For retirement planning: Use the updated contribution rates in your retirement projections. If you are not yet 55, consider using the higher projected RA balance in your CPF LIFE payout estimates. Our retirement calculator and Singapore T-bills guide can help you model short-term and long-term savings scenarios side by side.

Frequently Asked Questions

When exactly did the CPF contribution changes take effect?
The new CPF contribution rates took effect from 1 January 2026. They apply to wages paid from January 2026 onwards.
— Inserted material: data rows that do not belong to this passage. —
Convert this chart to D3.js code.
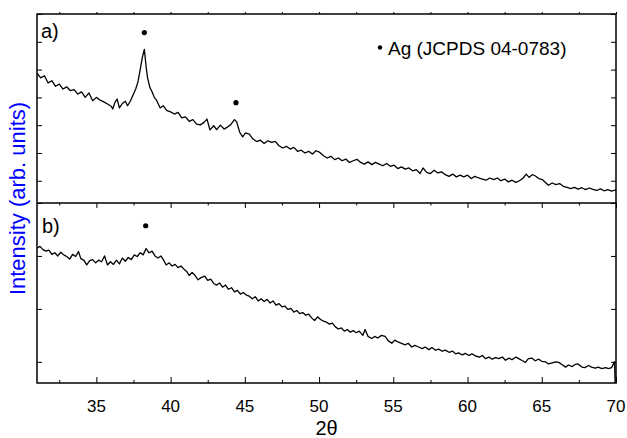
<!DOCTYPE html>
<html>
<head>
<meta charset="utf-8">
<script src="https://cdn.jsdelivr.net/npm/d3@7"></script>
<style>
  body { margin: 0; background: white; }
  text { font-family: "Liberation Sans", Arial, sans-serif; }
</style>
</head>
<body>
<div id="container"></div>
<script>
// pattern a) : 2theta and intensity
let thetaA = [31.00,31.25,31.50,31.75,32.00,32.25,32.50,32.75,33.00,33.25,33.50,33.75,34.00,34.25,34.50,34.75,35.00,35.25,35.50,35.75,
  36.00,36.10,36.25,36.40,36.55,36.75,36.95,37.10,37.30,37.50,37.65,37.80,37.95,38.10,38.23,38.35,38.45,38.60,38.75,38.90,
  39.05,39.30,39.50,39.75,40.00,40.25,40.50,40.75,41.00,41.25,41.50,41.75,42.00,42.25,42.45,42.65,42.90,43.10,43.35,43.60,
  43.85,44.05,44.30,44.45,44.65,44.85,45.05,45.30,45.55,45.80,46.05,46.30,46.55,46.80,47.05,47.30,47.55,47.80,48.05,48.30,
  48.55,48.80,49.05,49.30,49.55,49.80,50.05,50.30,50.55,50.80,51.05,51.30,51.55,51.80,52.05,52.30,52.55,52.80,53.05,53.30,
  53.55,53.80,54.05,54.30,54.55,54.80,55.05,55.30,55.55,55.80,56.05,56.30,56.55,56.80,57.00,57.25,57.50,57.75,58.00,58.25,
  58.50,58.75,59.00,59.25,59.50,59.75,60.00,60.25,60.50,60.75,61.00,61.25,61.50,61.75,62.00,62.25,62.50,62.75,63.00,63.25,
  63.50,63.75,63.95,64.15,64.35,64.55,64.80,65.05,65.25,65.45,65.70,65.95,66.20,66.45,66.70,66.95,67.20,67.45,67.70,67.95,
  68.20,68.45,68.70,68.95,69.20,69.45,69.70,70.00];
let intensityA = [587,570,578,552,560,540,548,530,538,524,528,512,520,500,516,488,500,490,484,476,
  468,458,482,494,462,478,486,470,488,512,530,556,600,645,673,610,570,536,520,500,
  490,462,470,452,448,440,446,426,430,414,420,404,401,410,422,383,398,384,400,386,
  394,402,420,412,375,358,372,368,350,341,346,334,344,338,342,326,318,324,314,320,
  306,310,300,306,296,308,302,290,282,288,276,282,272,278,266,272,277,266,260,268,
  258,266,260,254,262,252,256,244,250,242,246,236,240,226,246,230,226,238,228,232,
  222,216,224,214,220,214,220,208,216,210,206,202,210,204,210,200,206,196,202,194,
  200,210,224,212,222,218,208,204,194,184,192,186,190,180,176,172,176,170,175,168,
  174,169,165,171,164,168,163,167];

// pattern b)
let thetaB = [31.00,31.20,31.40,31.60,31.80,32.00,32.20,32.40,32.60,32.80,33.00,33.20,33.40,33.60,33.80,33.95,34.15,34.35,34.55,34.75,
  34.95,35.15,35.35,35.55,35.75,35.95,36.15,36.35,36.55,36.75,36.95,37.15,37.35,37.55,37.75,37.95,38.15,38.35,38.55,38.75,
  38.95,39.15,39.35,39.55,39.70,39.90,40.10,40.30,40.50,40.70,40.90,41.10,41.25,41.45,41.65,41.85,42.05,42.30,42.50,42.70,
  42.90,43.10,43.30,43.50,43.70,43.90,44.10,44.30,44.50,44.70,44.90,45.10,45.30,45.50,45.70,45.90,46.10,46.30,46.50,46.70,
  46.90,47.10,47.30,47.50,47.70,47.90,48.10,48.30,48.50,48.70,48.90,49.10,49.30,49.50,49.70,49.90,50.10,50.30,50.50,50.70,
  50.90,51.10,51.30,51.50,51.70,51.90,52.10,52.30,52.50,52.70,52.95,53.10,53.30,53.55,53.75,53.95,54.20,54.45,54.65,54.90,
  55.10,55.35,55.55,55.80,56.00,56.25,56.45,56.70,56.95,57.15,57.40,57.60,57.85,58.05,58.30,58.50,58.75,59.00,59.20,59.40,
  59.65,59.85,60.10,60.30,60.55,60.80,61.00,61.20,61.45,61.65,61.90,62.10,62.35,62.55,62.80,63.00,63.25,63.45,63.70,63.90,
  64.10,64.35,64.55,64.80,65.00,65.25,65.45,65.70,65.95,66.15,66.40,66.60,66.80,67.05,67.25,67.45,67.70,67.90,68.15,68.35,
  68.60,68.80,69.05,69.30,69.50,69.70,69.90,70.00];
let intensityB = [629,636,624,618,622,606,612,600,614,604,598,588,606,598,616,590,584,566,582,586,
  574,584,578,600,566,578,568,584,570,592,580,594,586,604,598,612,604,628,612,618,
  600,592,600,582,566,574,562,568,556,562,550,540,526,538,526,510,518,524,508,512,
  496,490,498,482,490,474,480,464,470,456,462,452,448,438,446,430,438,428,436,422,
  430,414,420,408,410,398,402,388,394,382,386,376,380,366,356,370,360,354,350,342,
  346,332,324,328,316,322,312,318,310,316,300,322,296,288,296,290,300,296,280,270,
  282,274,270,264,270,256,262,256,250,256,246,254,244,248,240,244,236,240,230,234,
  226,232,224,230,222,218,224,212,218,210,216,212,218,206,214,208,218,212,204,198,
  212,214,204,210,202,200,192,196,200,198,188,180,188,182,190,192,180,178,186,180,
  176,180,174,178,174,178,200,0];

// Ag reflection markers
let markerTheta = [38.23, 44.40];
let markerA = [733, 481];
let markerThetaB = [38.32];
let markerB = [714];

let xTicks = [35, 40, 45, 50, 55, 60, 65, 70];
let minorTicks = [32.5, 37.5, 42.5, 47.5, 52.5, 57.5, 62.5, 67.5];
let yTicksA = [200, 300, 400, 500, 600, 700, 800];
let yTicksB = [200, 400, 600, 800];

let w = 627;
let h = 438;
let left = 37, right = 616;
let topA = 14, mid = 203, bottom = 383;

let viz = d3.select("#container")
  .append("svg")
    .attr("width", w)
    .attr("height", h)
    .style("background-color", "white")
;

let xScale = d3.scaleLinear().domain([31, 70]).range([left, right]);
let yScaleA = d3.scaleLinear().domain([120, 800]).range([mid, topA]);
let yScaleB = d3.scaleLinear().domain([120, 800]).range([bottom, mid]);

// clip so the last point of b) can drop off the frame
let defs = viz.append("defs");
defs.append("clipPath").attr("id", "clipA")
  .append("rect").attr("x", left).attr("y", topA).attr("width", right - left).attr("height", mid - topA);
defs.append("clipPath").attr("id", "clipB")
  .append("rect").attr("x", left).attr("y", mid).attr("width", right - left).attr("height", bottom - mid);

function drawPattern(thetas, values, yScale, clipId){
  let pts = thetas.map(function(t, i){ return [t, values[i]]; });
  let line = d3.line()
    .x(function(d){ return xScale(d[0]); })
    .y(function(d){ return yScale(d[1]); });
  viz.append("path")
    .datum(pts)
    .attr("clip-path", "url(#" + clipId + ")")
    .attr("d", line)
    .attr("fill", "none")
    .attr("stroke", "black")
    .attr("stroke-width", 1.3)
    .attr("stroke-linejoin", "round");
}

drawPattern(thetaA, intensityA, yScaleA, "clipA");
drawPattern(thetaB, intensityB, yScaleB, "clipB");

// axes, all ticks pointing into the frame
function tickStyle(g){
  g.select(".domain").remove();
  g.selectAll("line").attr("stroke", "black").attr("stroke-width", 1);
  g.selectAll("text").remove();
}

// bottom axis of b)
viz.append("g").attr("transform", "translate(0," + bottom + ")")
  .call(d3.axisBottom(xScale).tickValues(xTicks).tickSize(-6))
  .call(tickStyle);
viz.append("g").attr("transform", "translate(0," + bottom + ")")
  .call(d3.axisBottom(xScale).tickValues(minorTicks).tickSize(-3))
  .call(tickStyle);

// top of b)
viz.append("g").attr("transform", "translate(0," + mid + ")")
  .call(d3.axisTop(xScale).tickValues(xTicks).tickSize(-5))
  .call(tickStyle);
viz.append("g").attr("transform", "translate(0," + mid + ")")
  .call(d3.axisTop(xScale).tickValues(minorTicks).tickSize(-2.5))
  .call(tickStyle);

// top of a)
viz.append("g").attr("transform", "translate(0," + topA + ")")
  .call(d3.axisTop(xScale).tickValues(xTicks.concat(minorTicks)).tickSize(2))
  .call(tickStyle);

// y ticks
[[yScaleA, yTicksA], [yScaleB, yTicksB]].forEach(function(p){
  viz.append("g").attr("transform", "translate(" + left + ",0)")
    .call(d3.axisLeft(p[0]).tickValues(p[1]).tickSize(-5))
    .call(tickStyle);
  viz.append("g").attr("transform", "translate(" + right + ",0)")
    .call(d3.axisRight(p[0]).tickValues(p[1]).tickSize(-5))
    .call(tickStyle);
});

// frames
viz.append("rect")
  .attr("x", left).attr("y", topA)
  .attr("width", right - left).attr("height", bottom - topA)
  .attr("fill", "none").attr("stroke", "black").attr("stroke-width", 1.5);
viz.append("line")
  .attr("x1", left).attr("x2", right).attr("y1", mid).attr("y2", mid)
  .attr("stroke", "black").attr("stroke-width", 1.5);

// x tick labels
viz.selectAll(".xlabel").data(xTicks).enter()
  .append("text")
    .classed("xlabel", true)
    .attr("x", function(d){ return xScale(d); })
    .attr("y", 412)
    .attr("text-anchor", "middle")
    .attr("font-size", 17)
    .text(function(d){ return d; })
;

viz.append("text")
  .attr("x", (left + right) / 2)
  .attr("y", 435)
  .attr("text-anchor", "middle")
  .attr("font-size", 20)
  .text("2θ");

viz.append("text")
  .attr("transform", "translate(25," + ((topA + bottom) / 2) + ") rotate(-90)")
  .attr("text-anchor", "middle")
  .attr("font-size", 22)
  .attr("fill", "#0000ff")
  .text("Intensity (arb. units)");

// panel letters
viz.append("text").attr("x", 41).attr("y", 38).attr("font-size", 20).text("a)");
viz.append("text").attr("x", 42).attr("y", 233).attr("font-size", 20).text("b)");

// Ag markers
viz.selectAll(".markA").data(markerTheta).enter()
  .append("circle")
    .classed("markA", true)
    .attr("cx", function(d){ return xScale(d); })
    .attr("cy", function(d, i){ return yScaleA(markerA[i]); })
    .attr("r", 2.6)
    .attr("fill", "black")
;
viz.selectAll(".markB").data(markerThetaB).enter()
  .append("circle")
    .classed("markB", true)
    .attr("cx", function(d){ return xScale(d); })
    .attr("cy", function(d, i){ return yScaleB(markerB[i]); })
    .attr("r", 2.6)
    .attr("fill", "black")
;

// legend
viz.append("circle").attr("cx", 380).attr("cy", 47.5).attr("r", 2.2).attr("fill", "black");
viz.append("text").attr("x", 388).attr("y", 55).attr("font-size", 19).text("Ag (JCPDS 04-0783)");
</script>
</body>
</html>
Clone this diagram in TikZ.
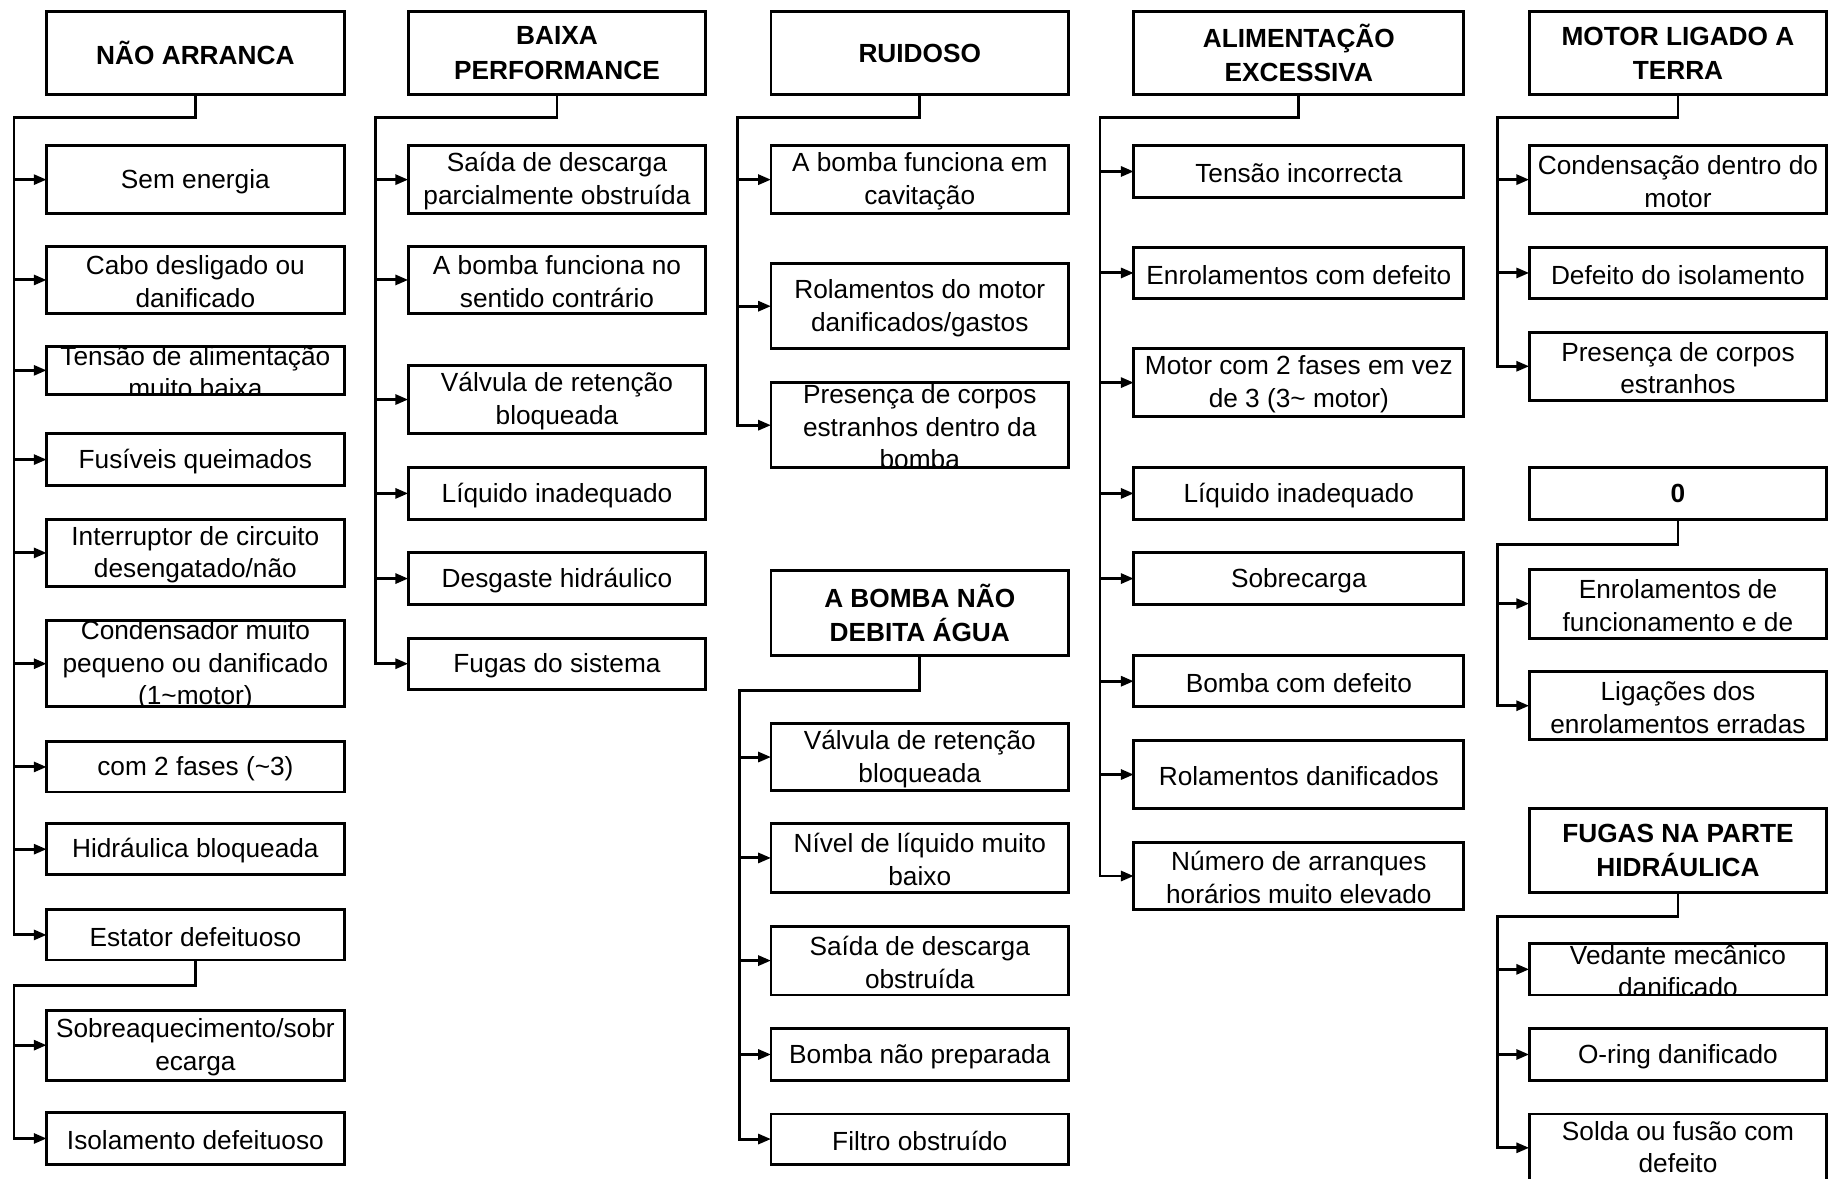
\documentclass[tikz,border=0pt]{standalone}
\usepackage{fontspec}
\setmainfont{Liberation Sans}
\usetikzlibrary{arrows.meta,fit}
\newcommand\lblfont{\fontsize{22.5}{28}\selectfont}
\newcommand\hdrfont{\fontsize{22.5}{29.5}\selectfont\bfseries}
\newcommand\cbx[7][lbl]{%
  \begin{scope}
    \clip (#3,#4) rectangle (#5,#6);
    \node[#1] (#2t) at ({(#3+#5)/2},{(#4+#6)/2}) {#7};
  \end{scope}
  \node[box, fit={(#3,#4) (#5,#6)}] (#2) {};
}
\begin{document}
\begin{tikzpicture}[x=1pt, y=-1pt,
  box/.style={draw, line width=2.5pt, inner sep=0pt, outer sep=0pt},
  lbl/.style={align=center, font=\lblfont, inner sep=0pt, yshift=-1.5pt},
  hdr/.style={align=center, font=\hdrfont, inner sep=0pt},
  link/.style={line width=2.5pt, line cap=rect, line join=miter},
  arr/.style={line width=2.5pt, line cap=rect, -{Triangle[length=11pt,width=8.5pt]}}]
\useasboundingbox[fill=white] (0,0) rectangle (1568,1010);

% ---------- column 1 ----------
\cbx[hdr]{h1}{40}{10}{295}{81}{NÃO ARRANCA}
\cbx{a1}{40}{125}{295}{183}{Sem energia}
\cbx{a2}{40}{211}{295}{269}{Cabo desligado ou\\danificado}
\cbx{a3}{40}{297}{295}{338}{Tensão de alimentação\\muito baixa}
\cbx{a4}{40}{372}{295}{416}{Fusíveis queimados}
\cbx{a5}{40}{445}{295}{503}{Interruptor de circuito\\desengatado/não}
\cbx{a6}{40}{532}{295}{606}{Condensador muito\\pequeno ou danificado\\(1\textasciitilde{}motor)}
\cbx{a7}{40}{636}{295}{679}{com 2 fases (\textasciitilde{}3)}
\cbx{a8}{40}{706}{295}{750}{Hidráulica bloqueada}
\cbx{a9}{40}{780}{295}{823}{Estator defeituoso}
\cbx{a10}{40}{866}{295}{926}{Sobreaquecimento/sobr\\ecarga}
\cbx{a11}{40}{954}{295}{998}{Isolamento defeituoso}

\coordinate (t1) at (12,101);
\draw[link] (h1.south) |- (t1) -- (t1 |- a9.west);
\foreach \n in {a1,a2,a3,a4,a5,a6,a7,a8,a9}
  \draw[arr] (t1 |- \n.west) -- (\n.west);
\coordinate (t1b) at (12,845);
\draw[link] (a9.south) |- (t1b) -- (t1b |- a11.west);
\foreach \n in {a10,a11}
  \draw[arr] (t1b |- \n.west) -- (\n.west);

% ---------- column 2 ----------
\cbx[hdr]{h2}{350}{10}{605}{81}{BAIXA\\PERFORMANCE}
\cbx{b1}{350}{125}{605}{183}{Saída de descarga\\parcialmente obstruída}
\cbx{b2}{350}{211}{605}{269}{A bomba funciona no\\sentido contrário}
\cbx{b3}{350}{313}{605}{372}{Válvula de retenção\\bloqueada}
\cbx{b4}{350}{401}{605}{445}{Líquido inadequado}
\cbx{b5}{350}{474}{605}{518}{Desgaste hidráulico}
\cbx{b6}{350}{547}{605}{591}{Fugas do sistema}

\coordinate (t2) at (322,101);
\draw[link] (h2.south) |- (t2) -- (t2 |- b6.west);
\foreach \n in {b1,b2,b3,b4,b5,b6}
  \draw[arr] (t2 |- \n.west) -- (\n.west);

% ---------- column 3 ----------
\cbx[hdr]{h3}{661}{10}{916}{81}{RUIDOSO}
\cbx{c1}{661}{125}{916}{183}{A bomba funciona em\\cavitação}
\cbx{c2}{661}{226}{916}{299}{Rolamentos do motor\\danificados/gastos}
\cbx{c3}{661}{328}{916}{401}{Presença de corpos\\estranhos dentro da\\bomba}

\coordinate (t3) at (632,101);
\draw[link] (h3.south) |- (t3) -- (t3 |- c3.west);
\foreach \n in {c1,c2,c3}
  \draw[arr] (t3 |- \n.west) -- (\n.west);

\cbx[hdr]{h4}{661}{489}{916}{562}{A BOMBA NÃO\\DEBITA ÁGUA}
\cbx{d1}{661}{620}{916}{678}{Válvula de retenção\\bloqueada}
\cbx{d2}{661}{706}{916}{765}{Nível de líquido muito\\baixo}
\cbx{d3}{661}{794}{916}{853}{Saída de descarga\\obstruída}
\cbx{d4}{661}{882}{916}{926}{Bomba não preparada}
\cbx{d5}{661}{955}{916}{998}{Filtro obstruído}

\coordinate (t4) at (634,592);
\draw[link] (h4.south) |- (t4) -- (t4 |- d5.west);
\foreach \n in {d1,d2,d3,d4,d5}
  \draw[arr] (t4 |- \n.west) -- (\n.west);

% ---------- column 4 ----------
\cbx[hdr]{h5}{972}{10}{1255}{81}{ALIMENTAÇÃO\\EXCESSIVA}
\cbx{e1}{972}{125}{1255}{169}{Tensão incorrecta}
\cbx{e2}{972}{212}{1255}{256}{Enrolamentos com defeito}
\cbx{e3}{972}{299}{1255}{357}{Motor com 2 fases em vez\\de 3 (3\textasciitilde{} motor)}
\cbx{e4}{972}{401}{1255}{445}{Líquido inadequado}
\cbx{e5}{972}{474}{1255}{518}{Sobrecarga}
\cbx{e6}{972}{562}{1255}{606}{Bomba com defeito}
\cbx{e7}{972}{635}{1255}{693}{Rolamentos danificados}
\cbx{e8}{972}{722}{1255}{780}{Número de arranques\\horários muito elevado}

\coordinate (t5) at (943,101);
\draw[link] (h5.south) |- (t5) -- (t5 |- e8.west);
\foreach \n in {e1,e2,e3,e4,e5,e6,e7,e8}
  \draw[arr] (t5 |- \n.west) -- (\n.west);

% ---------- column 5 ----------
\cbx[hdr]{h6}{1311}{10}{1566}{81}{MOTOR LIGADO A\\TERRA}
\cbx{f1}{1311}{125}{1566}{183}{Condensação dentro do\\motor}
\cbx{f2}{1311}{212}{1566}{256}{Defeito do isolamento}
\cbx{f3}{1311}{285}{1566}{343}{Presença de corpos\\estranhos}

\coordinate (t6) at (1284,101);
\draw[link] (h6.south) |- (t6) -- (t6 |- f3.west);
\foreach \n in {f1,f2,f3}
  \draw[arr] (t6 |- \n.west) -- (\n.west);

\cbx[hdr]{h7}{1311}{401}{1566}{445}{0}
\cbx{g1}{1311}{488}{1566}{547}{Enrolamentos de\\funcionamento e de}
\cbx{g2}{1311}{576}{1566}{634}{Ligações dos\\enrolamentos erradas}

\coordinate (t7) at (1284,467);
\draw[link] (h7.south) |- (t7) -- (t7 |- g2.west);
\foreach \n in {g1,g2}
  \draw[arr] (t7 |- \n.west) -- (\n.west);

\cbx[hdr]{h8}{1311}{693}{1566}{765}{FUGAS NA PARTE\\HIDRÁULICA}
\cbx{k1}{1311}{809}{1566}{853}{Vedante mecânico\\danificado}
\cbx{k2}{1311}{882}{1566}{926}{O-ring danificado}
\cbx[lbl,yshift=2pt]{k3}{1311}{955}{1566}{1013}{Solda ou fusão com\\defeito}

\coordinate (t8) at (1284,786);
\draw[link] (h8.south) |- (t8) -- (t8 |- k3.west);
\foreach \n in {k1,k2,k3}
  \draw[arr] (t8 |- \n.west) -- (\n.west);
\end{tikzpicture}
\end{document}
If your employer runs payroll on a monthly basis, the first pay cycle reflecting the new rates should be your January 2026 payslip. If you notice the old rates on your January payslip, check with your HR department immediately.
Does the CPF rate increase affect my take-home pay?
Yes, for employees aged 55–65, take-home pay decreases slightly due to the higher employee contribution. For a worker aged 55–60, the employee share increases by 1 percentage point. On a $5,000 salary, that is $50/month less in take-home pay. However, that $50 goes into your Retirement Account (RA) earning 4% p.a. guaranteed — significantly better than most savings accounts.
I am 54 years old. Do the 2026 changes affect me?
No. Workers aged 55 and below continue to contribute at the existing 37% total rate (employer 17% + employee 20%). The 2026 changes only raised rates for those aged above 55 to 65. Once you turn 55, the new rates for the 55–60 age bracket will apply.
What is the Ordinary Wage (OW) ceiling and why does it matter?
The Ordinary Wage (OW) ceiling is the maximum monthly wage on which CPF contributions are calculated. From 1 January 2026, this ceiling is $8,000. If you earn $9,000/month, CPF is only calculated on $8,000 of that — the remaining $1,000 is CPF-exempt. The Annual Salary Ceiling ($102,000) caps total CPF-eligible wages for the year including bonuses.
How does the CTO (CPF Transition Offset) work for employers?
The CPF Transition Offset (CTO) is automatically credited to employers — no application is needed. It covers 50% of the employer’s portion of the CPF contribution rate increase for eligible senior workers in 2026. Employers will see the offset reflected in their CPF contribution statements. The CTO helps cushion the additional payroll costs arising from the 2026 senior worker CPF rate increases.
Can I voluntarily top up my CPF RA to reach the Enhanced Retirement Sum?
Yes. You can top up your CPF Retirement Account (RA) via the Retirement Sum Topping-Up Scheme (RSTU) up to the current Enhanced Retirement Sum (ERS) of $426,000 (2026). Top-ups attract tax relief of up to $8,000 for self-top-up and an additional $8,000 for topping up a family member’s account. Funds earn 4% p.a. guaranteed, making it an attractive risk-free savings tool for retirement.
How do CPF changes affect S-REIT or ETF investors?
The CPF changes directly impact S-REIT and ETF investors who use CPF OA funds via the CPFIS scheme. A higher OW ceiling means higher monthly OA inflows (for those under 55), potentially giving you more capital to deploy into ETFs or S-REITs. For those over 55, the RA allocation means less disposable CPF OA/SA — reinforcing the case for building a parallel cash-invested dividend portfolio in platforms like Syfe or Endowus alongside your CPF.

Disclaimer: This article is for educational purposes only and does not constitute financial advice. CPF rates and retirement sums are subject to government policy changes. Always verify the latest figures directly with CPF Board (cpf.gov.sg). The Kopi Notes may earn referral fees from links to financial platforms on this page.